The default concurrency settings have been set to minimise cost for asynchronous workloads. By
default, up to 80 tasks can run concurrently and these will all run in a single cloud run instance.
For workloads requiring a higher concurrency than this, the concurrency variable will need to be
modified. The exact optimal settings for a task will depend on the amount of processing resource
required by that task and the time it takes to execute a single task.
Dead letters¶
When a function fails to execute after being triggered it is important to retain the triggering message. To support this, the terraform module automatically configures a "dead letter" queue and default subscription. By default these messages are retained in the dead letter queue for 14 days.
By default, alerting will be setup to notify the configured notification channels when a message enters the dead letter queue.
Long-running tasks¶
Task workloads that need to run for longer than 1 hour must run in a separate environment, as this is the maximum timeout for a Cloud Run request.
Warning
It is strongly recommended to avoid creating any task that runs for longer than an hour.
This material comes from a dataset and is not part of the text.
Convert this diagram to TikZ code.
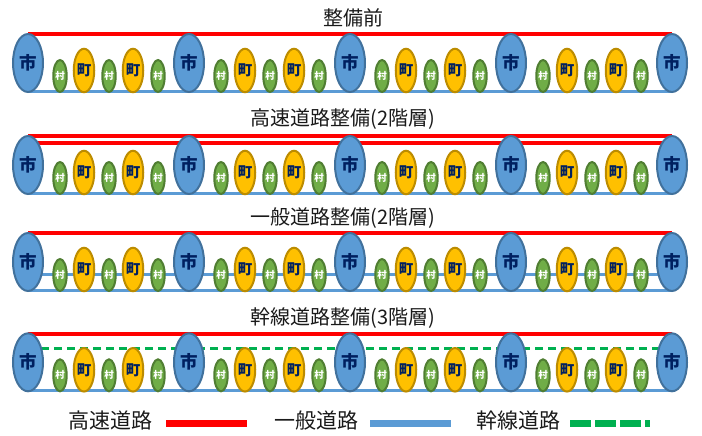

In some cases it may be necessary, but typically requiring a task to run for longer than this is indicative of a design or architecture failure. This should be considered a "last resort" if system limitations require that a single task has to run for this long.
Long running tasks are deployed into a GCP Workflow environment. Long running tasks can be deployed using an equivalent dedicated terraform module.
Long running tasks can be configured in much the same way as normal tasks. Generally speaking, the long-running module attempts to acheive feature parity with the standard module.
Summary¶
In summary,
- Task containers run functions when triggered on a schedule or on messages published to a PubSub topic.
- Most workloads will deploy task containers into GCP Cloud Run using a dedicated terraform module.
- They can be configured with the triggering schedule or PubSub topic.
- Their function concurrency can be customised, but defaults to a cost-sensible configuration.
- Functions that need to run for longer than an hour should be avoided, but if necessary can be deployed into a GCP Workflow-based environment using a separate dedicated module.